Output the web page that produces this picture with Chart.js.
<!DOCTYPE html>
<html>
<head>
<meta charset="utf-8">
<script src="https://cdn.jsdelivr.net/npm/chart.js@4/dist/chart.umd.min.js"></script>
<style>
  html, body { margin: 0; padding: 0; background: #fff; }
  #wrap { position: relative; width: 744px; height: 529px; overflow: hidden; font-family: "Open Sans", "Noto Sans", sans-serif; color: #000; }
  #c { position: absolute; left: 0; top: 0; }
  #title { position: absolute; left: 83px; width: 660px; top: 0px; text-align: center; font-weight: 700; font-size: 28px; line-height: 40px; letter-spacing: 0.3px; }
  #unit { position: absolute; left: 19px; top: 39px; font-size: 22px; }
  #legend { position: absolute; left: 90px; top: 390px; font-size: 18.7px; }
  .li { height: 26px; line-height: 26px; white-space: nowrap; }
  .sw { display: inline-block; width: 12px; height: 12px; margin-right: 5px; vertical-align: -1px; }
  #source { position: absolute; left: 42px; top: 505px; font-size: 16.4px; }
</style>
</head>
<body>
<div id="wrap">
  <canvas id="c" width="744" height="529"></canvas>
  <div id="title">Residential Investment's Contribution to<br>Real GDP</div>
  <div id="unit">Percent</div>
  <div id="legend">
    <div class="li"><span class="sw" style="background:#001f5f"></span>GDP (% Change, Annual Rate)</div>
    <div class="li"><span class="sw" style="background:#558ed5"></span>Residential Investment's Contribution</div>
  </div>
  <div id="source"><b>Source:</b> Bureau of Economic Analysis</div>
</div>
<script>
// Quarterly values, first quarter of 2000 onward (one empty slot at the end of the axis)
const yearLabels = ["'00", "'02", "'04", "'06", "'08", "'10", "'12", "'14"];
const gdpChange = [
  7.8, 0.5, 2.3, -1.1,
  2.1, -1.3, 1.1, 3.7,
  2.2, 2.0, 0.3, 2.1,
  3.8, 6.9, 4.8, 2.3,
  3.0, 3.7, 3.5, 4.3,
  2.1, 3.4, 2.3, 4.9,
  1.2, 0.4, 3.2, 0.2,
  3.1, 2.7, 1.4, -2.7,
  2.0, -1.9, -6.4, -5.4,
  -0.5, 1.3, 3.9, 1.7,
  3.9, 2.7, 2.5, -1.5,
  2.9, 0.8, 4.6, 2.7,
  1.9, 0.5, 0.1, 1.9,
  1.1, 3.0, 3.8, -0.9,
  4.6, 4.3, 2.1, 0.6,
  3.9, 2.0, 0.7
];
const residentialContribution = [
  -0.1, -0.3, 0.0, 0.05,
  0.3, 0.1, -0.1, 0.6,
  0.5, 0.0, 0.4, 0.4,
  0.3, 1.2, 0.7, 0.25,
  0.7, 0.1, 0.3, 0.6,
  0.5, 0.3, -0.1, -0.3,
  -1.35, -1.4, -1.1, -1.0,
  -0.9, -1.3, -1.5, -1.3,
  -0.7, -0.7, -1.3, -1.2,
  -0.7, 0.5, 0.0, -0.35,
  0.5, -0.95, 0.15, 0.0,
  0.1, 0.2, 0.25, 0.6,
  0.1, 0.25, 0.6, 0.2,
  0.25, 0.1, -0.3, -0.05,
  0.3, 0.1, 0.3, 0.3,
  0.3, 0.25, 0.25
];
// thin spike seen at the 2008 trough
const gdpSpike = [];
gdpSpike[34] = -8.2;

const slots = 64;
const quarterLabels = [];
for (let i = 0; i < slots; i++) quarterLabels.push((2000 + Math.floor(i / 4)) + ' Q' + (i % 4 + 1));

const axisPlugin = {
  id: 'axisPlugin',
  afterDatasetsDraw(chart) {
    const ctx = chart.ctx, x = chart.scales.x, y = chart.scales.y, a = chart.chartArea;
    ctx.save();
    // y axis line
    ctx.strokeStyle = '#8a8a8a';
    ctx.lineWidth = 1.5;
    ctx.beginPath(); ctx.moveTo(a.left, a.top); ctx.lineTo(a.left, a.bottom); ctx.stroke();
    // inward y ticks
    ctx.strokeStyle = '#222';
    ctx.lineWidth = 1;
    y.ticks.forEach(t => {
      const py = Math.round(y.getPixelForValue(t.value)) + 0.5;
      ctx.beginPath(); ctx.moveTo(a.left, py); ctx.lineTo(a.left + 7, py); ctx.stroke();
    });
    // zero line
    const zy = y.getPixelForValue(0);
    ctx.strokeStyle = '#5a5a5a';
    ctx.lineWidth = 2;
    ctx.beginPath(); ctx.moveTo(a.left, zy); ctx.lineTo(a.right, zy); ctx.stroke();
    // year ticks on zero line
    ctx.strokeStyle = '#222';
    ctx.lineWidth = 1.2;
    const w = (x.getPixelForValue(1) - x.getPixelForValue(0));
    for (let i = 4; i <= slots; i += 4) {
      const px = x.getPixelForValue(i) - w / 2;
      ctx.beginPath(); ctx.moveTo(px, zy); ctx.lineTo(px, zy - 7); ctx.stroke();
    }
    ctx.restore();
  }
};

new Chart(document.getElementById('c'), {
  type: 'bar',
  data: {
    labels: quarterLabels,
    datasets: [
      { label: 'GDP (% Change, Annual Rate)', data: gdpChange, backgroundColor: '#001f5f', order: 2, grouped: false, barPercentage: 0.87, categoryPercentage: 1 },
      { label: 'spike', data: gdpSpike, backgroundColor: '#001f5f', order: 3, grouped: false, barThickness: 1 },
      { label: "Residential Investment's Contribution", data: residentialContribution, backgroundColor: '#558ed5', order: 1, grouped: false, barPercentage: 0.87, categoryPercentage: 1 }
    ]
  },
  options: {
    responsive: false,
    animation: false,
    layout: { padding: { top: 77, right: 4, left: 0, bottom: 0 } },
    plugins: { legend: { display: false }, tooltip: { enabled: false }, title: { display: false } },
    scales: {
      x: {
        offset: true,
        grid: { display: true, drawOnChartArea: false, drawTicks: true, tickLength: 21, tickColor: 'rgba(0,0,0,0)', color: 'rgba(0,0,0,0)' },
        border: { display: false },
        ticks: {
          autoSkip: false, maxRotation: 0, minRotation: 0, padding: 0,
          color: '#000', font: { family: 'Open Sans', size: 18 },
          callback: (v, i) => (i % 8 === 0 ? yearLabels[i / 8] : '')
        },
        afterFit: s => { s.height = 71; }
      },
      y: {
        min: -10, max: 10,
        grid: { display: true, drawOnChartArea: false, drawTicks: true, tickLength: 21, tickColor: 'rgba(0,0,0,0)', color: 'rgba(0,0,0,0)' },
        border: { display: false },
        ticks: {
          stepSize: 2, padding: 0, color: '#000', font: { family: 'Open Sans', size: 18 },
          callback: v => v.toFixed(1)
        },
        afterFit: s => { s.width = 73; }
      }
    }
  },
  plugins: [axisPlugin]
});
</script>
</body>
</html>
========
The problem: Would you give the material above again, complete and exact?

In response:
Output the web page that produces this picture with Chart.js.
<!DOCTYPE html>
<html>
<head>
<meta charset="utf-8">
<script src="https://cdn.jsdelivr.net/npm/chart.js@4/dist/chart.umd.min.js"></script>
<style>
  html, body { margin: 0; padding: 0; background: #fff; }
  #wrap { position: relative; width: 744px; height: 529px; overflow: hidden; font-family: "Open Sans", "Noto Sans", sans-serif; color: #000; }
  #c { position: absolute; left: 0; top: 0; }
  #title { position: absolute; left: 83px; width: 660px; top: 0px; text-align: center; font-weight: 700; font-size: 28px; line-height: 40px; letter-spacing: 0.3px; }
  #unit { position: absolute; left: 19px; top: 39px; font-size: 22px; }
  #legend { position: absolute; left: 90px; top: 390px; font-size: 18.7px; }
  .li { height: 26px; line-height: 26px; white-space: nowrap; }
  .sw { display: inline-block; width: 12px; height: 12px; margin-right: 5px; vertical-align: -1px; }
  #source { position: absolute; left: 42px; top: 505px; font-size: 16.4px; }
</style>
</head>
<body>
<div id="wrap">
  <canvas id="c" width="744" height="529"></canvas>
  <div id="title">Residential Investment's Contribution to<br>Real GDP</div>
  <div id="unit">Percent</div>
  <div id="legend">
    <div class="li"><span class="sw" style="background:#001f5f"></span>GDP (% Change, Annual Rate)</div>
    <div class="li"><span class="sw" style="background:#558ed5"></span>Residential Investment's Contribution</div>
  </div>
  <div id="source"><b>Source:</b> Bureau of Economic Analysis</div>
</div>
<script>
// Quarterly values, first quarter of 2000 onward (one empty slot at the end of the axis)
const yearLabels = ["'00", "'02", "'04", "'06", "'08", "'10", "'12", "'14"];
const gdpChange = [
  7.8, 0.5, 2.3, -1.1,
  2.1, -1.3, 1.1, 3.7,
  2.2, 2.0, 0.3, 2.1,
  3.8, 6.9, 4.8, 2.3,
  3.0, 3.7, 3.5, 4.3,
  2.1, 3.4, 2.3, 4.9,
  1.2, 0.4, 3.2, 0.2,
  3.1, 2.7, 1.4, -2.7,
  2.0, -1.9, -6.4, -5.4,
  -0.5, 1.3, 3.9, 1.7,
  3.9, 2.7, 2.5, -1.5,
  2.9, 0.8, 4.6, 2.7,
  1.9, 0.5, 0.1, 1.9,
  1.1, 3.0, 3.8, -0.9,
  4.6, 4.3, 2.1, 0.6,
  3.9, 2.0, 0.7
];
const residentialContribution = [
  -0.1, -0.3, 0.0, 0.05,
  0.3, 0.1, -0.1, 0.6,
  0.5, 0.0, 0.4, 0.4,
  0.3, 1.2, 0.7, 0.25,
  0.7, 0.1, 0.3, 0.6,
  0.5, 0.3, -0.1, -0.3,
  -1.35, -1.4, -1.1, -1.0,
  -0.9, -1.3, -1.5, -1.3,
  -0.7, -0.7, -1.3, -1.2,
  -0.7, 0.5, 0.0, -0.35,
  0.5, -0.95, 0.15, 0.0,
  0.1, 0.2, 0.25, 0.6,
  0.1, 0.25, 0.6, 0.2,
  0.25, 0.1, -0.3, -0.05,
  0.3, 0.1, 0.3, 0.3,
  0.3, 0.25, 0.25
];
// thin spike seen at the 2008 trough
const gdpSpike = [];
gdpSpike[34] = -8.2;

const slots = 64;
const quarterLabels = [];
for (let i = 0; i < slots; i++) quarterLabels.push((2000 + Math.floor(i / 4)) + ' Q' + (i % 4 + 1));

const axisPlugin = {
  id: 'axisPlugin',
  afterDatasetsDraw(chart) {
    const ctx = chart.ctx, x = chart.scales.x, y = chart.scales.y, a = chart.chartArea;
    ctx.save();
    // y axis line
    ctx.strokeStyle = '#8a8a8a';
    ctx.lineWidth = 1.5;
    ctx.beginPath(); ctx.moveTo(a.left, a.top); ctx.lineTo(a.left, a.bottom); ctx.stroke();
    // inward y ticks
    ctx.strokeStyle = '#222';
    ctx.lineWidth = 1;
    y.ticks.forEach(t => {
      const py = Math.round(y.getPixelForValue(t.value)) + 0.5;
      ctx.beginPath(); ctx.moveTo(a.left, py); ctx.lineTo(a.left + 7, py); ctx.stroke();
    });
    // zero line
    const zy = y.getPixelForValue(0);
    ctx.strokeStyle = '#5a5a5a';
    ctx.lineWidth = 2;
    ctx.beginPath(); ctx.moveTo(a.left, zy); ctx.lineTo(a.right, zy); ctx.stroke();
    // year ticks on zero line
    ctx.strokeStyle = '#222';
    ctx.lineWidth = 1.2;
    const w = (x.getPixelForValue(1) - x.getPixelForValue(0));
    for (let i = 4; i <= slots; i += 4) {
      const px = x.getPixelForValue(i) - w / 2;
      ctx.beginPath(); ctx.moveTo(px, zy); ctx.lineTo(px, zy - 7); ctx.stroke();
    }
    ctx.restore();
  }
};

new Chart(document.getElementById('c'), {
  type: 'bar',
  data: {
    labels: quarterLabels,
    datasets: [
      { label: 'GDP (% Change, Annual Rate)', data: gdpChange, backgroundColor: '#001f5f', order: 2, grouped: false, barPercentage: 0.87, categoryPercentage: 1 },
      { label: 'spike', data: gdpSpike, backgroundColor: '#001f5f', order: 3, grouped: false, barThickness: 1 },
      { label: "Residential Investment's Contribution", data: residentialContribution, backgroundColor: '#558ed5', order: 1, grouped: false, barPercentage: 0.87, categoryPercentage: 1 }
    ]
  },
  options: {
    responsive: false,
    animation: false,
    layout: { padding: { top: 77, right: 4, left: 0, bottom: 0 } },
    plugins: { legend: { display: false }, tooltip: { enabled: false }, title: { display: false } },
    scales: {
      x: {
        offset: true,
        grid: { display: true, drawOnChartArea: false, drawTicks: true, tickLength: 21, tickColor: 'rgba(0,0,0,0)', color: 'rgba(0,0,0,0)' },
        border: { display: false },
        ticks: {
          autoSkip: false, maxRotation: 0, minRotation: 0, padding: 0,
          color: '#000', font: { family: 'Open Sans', size: 18 },
          callback: (v, i) => (i % 8 === 0 ? yearLabels[i / 8] : '')
        },
        afterFit: s => { s.height = 71; }
      },
      y: {
        min: -10, max: 10,
        grid: { display: true, drawOnChartArea: false, drawTicks: true, tickLength: 21, tickColor: 'rgba(0,0,0,0)', color: 'rgba(0,0,0,0)' },
        border: { display: false },
        ticks: {
          stepSize: 2, padding: 0, color: '#000', font: { family: 'Open Sans', size: 18 },
          callback: v => v.toFixed(1)
        },
        afterFit: s => { s.width = 73; }
      }
    }
  },
  plugins: [axisPlugin]
});
</script>
</body>
</html>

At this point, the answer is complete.